The conviction of regenerate membership, however, can be realized without insisting on that order as long as the link between faith and baptism is strong and intentional. Infant baptism aimed toward conversion of the baptized and believers’ baptism observing baptism of the converted can both share the common goal of regenerate church membership. It is then both conceivable and coherent that Baptist churches might only practice believers’ baptism but receive non-immersed, infant-baptized believers for membership.
The second step to recovering a theology of baptism that holds water is to rediscover the connection between Spirit and water baptism. We have all but lost a sense that anything might be stirring in the water besides our own feet. Our forebears rightly resisted ascribing any “magical” or “regenerative” power to the water that works ex opere operato. Yet in the New Testament, baptism in water and Spirit can hardly be separated.
I grew up among Cambellite cousins who endlessly debated the unclear grammar of “unto forgiveness” mentioned in Acts 2:38. I held firm that forgiveness of sin was a condition, not a consequence, of baptism. What entirely escaped my notice was the grammatically clear promise that baptism was followed by “the gift of the Holy Spirit.” Reading the New Testament guided by George Beasley-Murray’s Baptism in the New Testament enabled me to see more clearly this link between water and Spirit (e.g., Acts 19:6; 1 Cor. 12:13; Titus 3:5).
The journey to rediscovering the work of the Holy Spirit in baptism may be further strengthened by recovering the forgotten Baptist practice of the laying on of hands at baptism, reclaiming Trinitarian doctrinal theology, and even drawing upon the positive influences of the charismatic renewal.
What then are the options for churches reconsidering their membership policy? The first is to insist on closed membership that accepts only those baptized as believers by immersion. The major difficulty with this view is that it denies the working of the Holy Spirit through infant baptism and does not regard communities that observe this practice to be Christian churches.
A second position that attempts to recognize the validity of non-Baptist churches without compromising the practice of believers’ baptism only is semi-closed membership that regards believers’ baptism as a completion or renewal of infant baptism. This view is more ecumenically sensitive, but it is still received by infant-baptizing communions in the same way as closed membership: Infant baptism is not a churchly act, and they are not Christian churches.
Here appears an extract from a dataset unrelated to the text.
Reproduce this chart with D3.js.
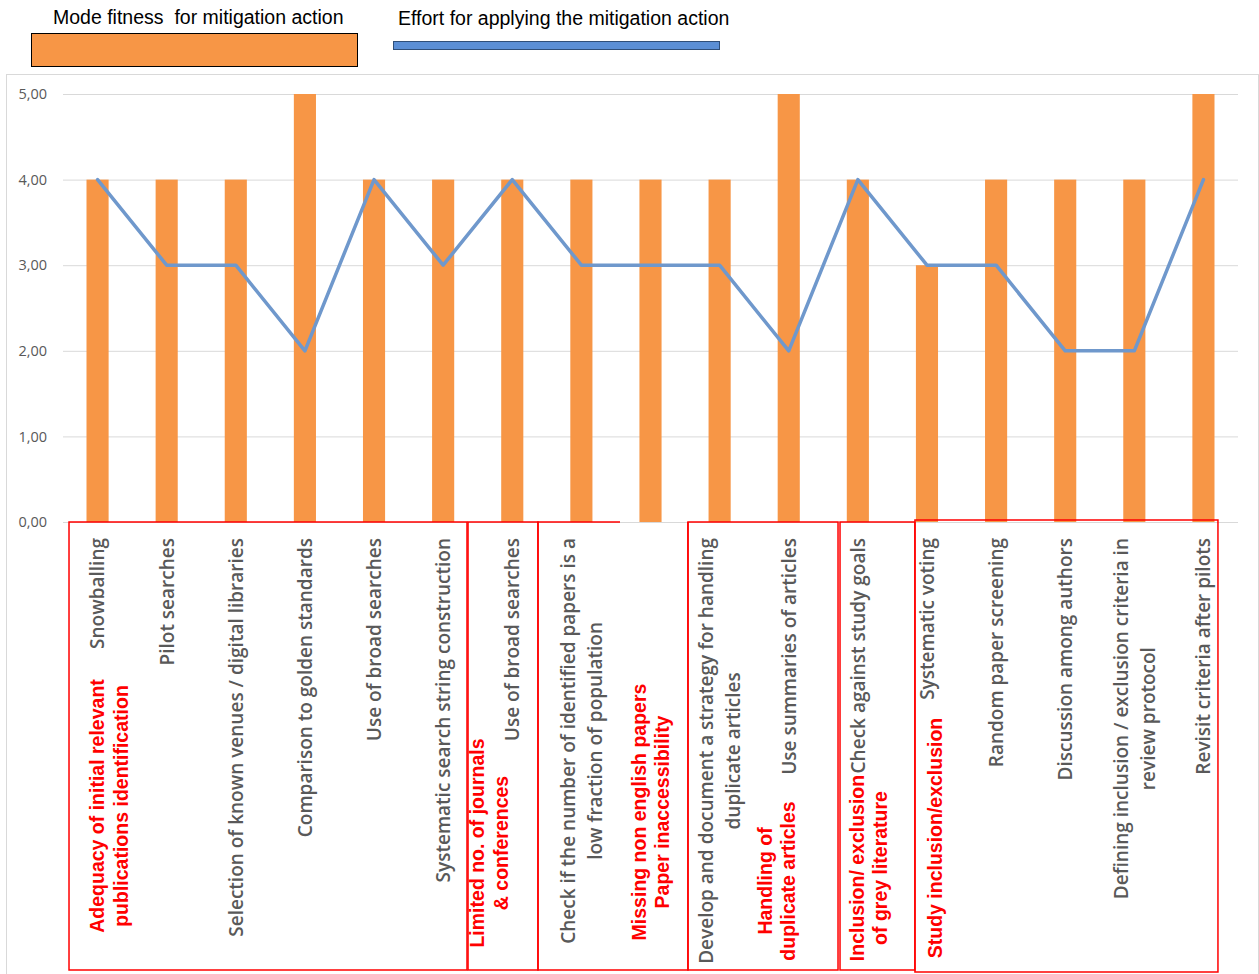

A third alternative is associate membership that accepts infant-baptized believers into membership but restricts the offices they might hold and the matters on which they may vote. Associate membership is a compromise for churches that consider open membership too drastic. Yet it leaves unresolved the deeper questions of the validity of infant baptism and the ecclesial status of those who perform it.
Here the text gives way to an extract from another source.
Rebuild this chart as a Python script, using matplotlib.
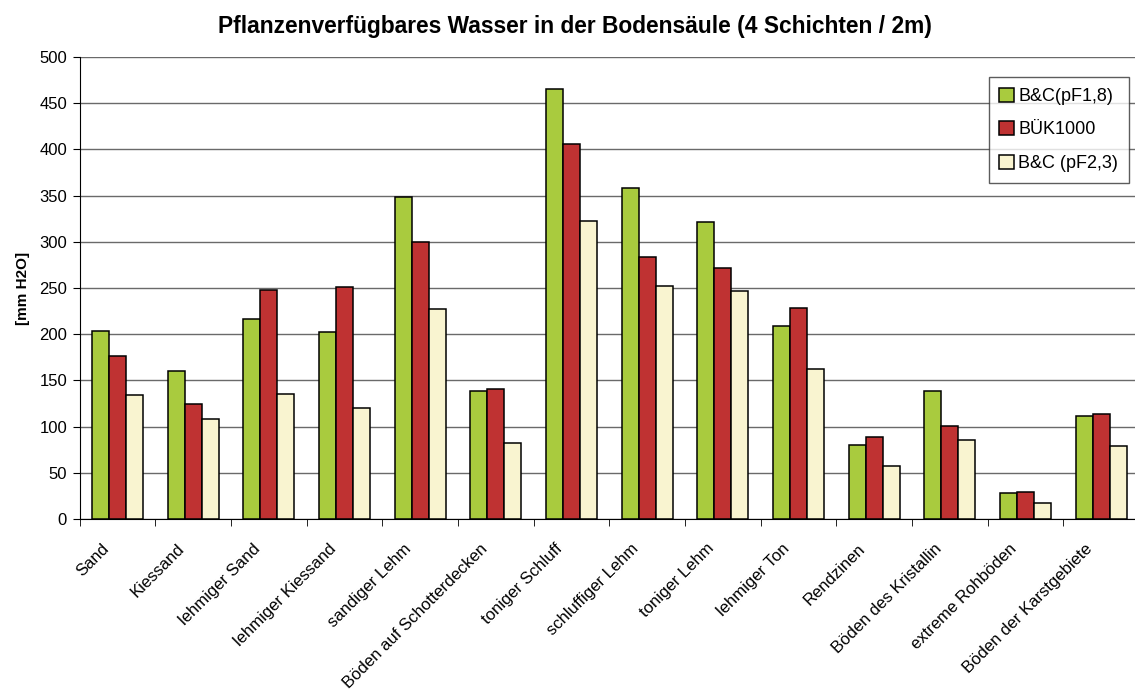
import numpy as np
import matplotlib.pyplot as plt
from matplotlib.transforms import ScaledTranslation

categories = ['Sand', 'Kiessand', 'lehmiger Sand', 'lehmiger Kiessand', 'sandiger Lehm',
              'Böden auf Schotterdecken', 'toniger Schluff', 'schluffiger Lehm', 'toniger Lehm',
              'lehmiger Ton', 'Rendzinen', 'Böden des Kristallin', 'extreme Rohböden',
              'Böden der Karstgebiete']
bc_pf18 = [204, 160, 216, 202, 348, 139, 465, 358, 321, 209, 80, 138, 28, 111]
buek1000 = [176, 124, 248, 251, 300, 141, 406, 284, 272, 228, 89, 101, 29, 114]
bc_pf23 = [134, 108, 135, 120, 227, 82, 322, 252, 247, 162, 57, 85, 17, 79]
series_names = ['B&C(pF1,8)', 'BÜK1000', 'B&C (pF2,3)']
colors = ['#A9CB3E', '#BF3232', '#F9F4D0']

plt.rcParams['font.family'] = ['Liberation Sans', 'DejaVu Sans']

fig = plt.figure(figsize=(11.35, 6.98), dpi=100)
# plot area runs slightly past the right edge of the image, as in the original
ax = fig.add_axes([79.6 / 1135, 1 - 519 / 698, (1139 - 79.6) / 1135, (519 - 57) / 698])

x = np.arange(len(categories))
w = 0.225
for i, (vals, name) in enumerate(zip([bc_pf18, buek1000, bc_pf23], series_names)):
    ax.bar(x + (i - 1) * w, vals, w, color=colors[i], edgecolor='black', linewidth=1.1,
           label=name, zorder=3)

ax.set_xlim(-0.5, len(categories) - 0.5)
ax.set_ylim(0, 500)
ax.set_yticks(range(0, 501, 50))
ax.tick_params(axis='y', labelsize=12, length=5, direction='out', pad=4)
ax.yaxis.grid(True, color='#6a6a6a', linewidth=1.0, zorder=0)
ax.set_axisbelow(True)

ax.set_xticks(x)
ax.set_xticklabels(categories, rotation=45, ha='right', va='center',
                   rotation_mode='anchor', fontsize=12)
ax.tick_params(axis='x', length=0, pad=8)
shift = ScaledTranslation(-11 / 100, -16 / 100, fig.dpi_scale_trans)
for lbl in ax.get_xticklabels():
    lbl.set_transform(lbl.get_transform() + shift)
ax.set_xticks(np.arange(-0.5, len(categories), 1), minor=True)
ax.tick_params(axis='x', which='minor', length=5, direction='out')

for s in ['top', 'right']:
    ax.spines[s].set_visible(False)
ax.spines['left'].set_color('black')
ax.spines['bottom'].set_color('black')

ax.set_ylabel('[mm H2O]', fontsize=11, fontweight='bold', labelpad=7)
fig.text(0.5 * (218 + 932) / 1135, 1 - 27 / 698,
         'Pflanzenverfügbares Wasser in der Bodensäule (4 Schichten / 2m)',
         fontsize=16.4, fontweight='bold', ha='center', va='center')

leg = ax.legend(loc='upper right', bbox_to_anchor=(1129 / 1135, 1 - 77 / 698),
                bbox_transform=fig.transFigure, borderaxespad=0,
                fontsize=13, frameon=True, fancybox=False, edgecolor='#333333',
                handlelength=0.8, handleheight=0.8, handletextpad=0.25,
                labelspacing=0.9, borderpad=0.6)
leg.get_frame().set_linewidth(1.0)

fig.savefig('out.png', dpi=100)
A fourth possibility is semi-open membership that receives those baptized as believers (and by immersion) in churches of different faith and order. This view acknowledges the ecclesial status of non-Baptist congregations, but hangs up on the question of mode about which the New Testament is all but silent and would have kept from membership Roger Williams, the first Baptist in America, who was baptized by effusion (pouring).
A fifth option is open membership in which a Baptist congregation practices baptism of believers by immersion only but allows baptized believers into full membership regardless of the mode or age of their baptism. It is important to note that open membership considers infant baptism to be tacitly incomplete until a candidate gives evidence of a personal confession of faith. Churches may wish to observe a rite of remembrance of baptism during the service for receiving Christians from non-Baptist traditions.
Churches are now discerning how they can open up their membership policy without watering it down. It is a hopeful sign that Baptists are beginning to understand themselves, not as a sect, but as the church united with all Christians by “one Lord, one faith, one baptism” (Eph. 4:5). It isn’t a new idea. It’s the oldest truth.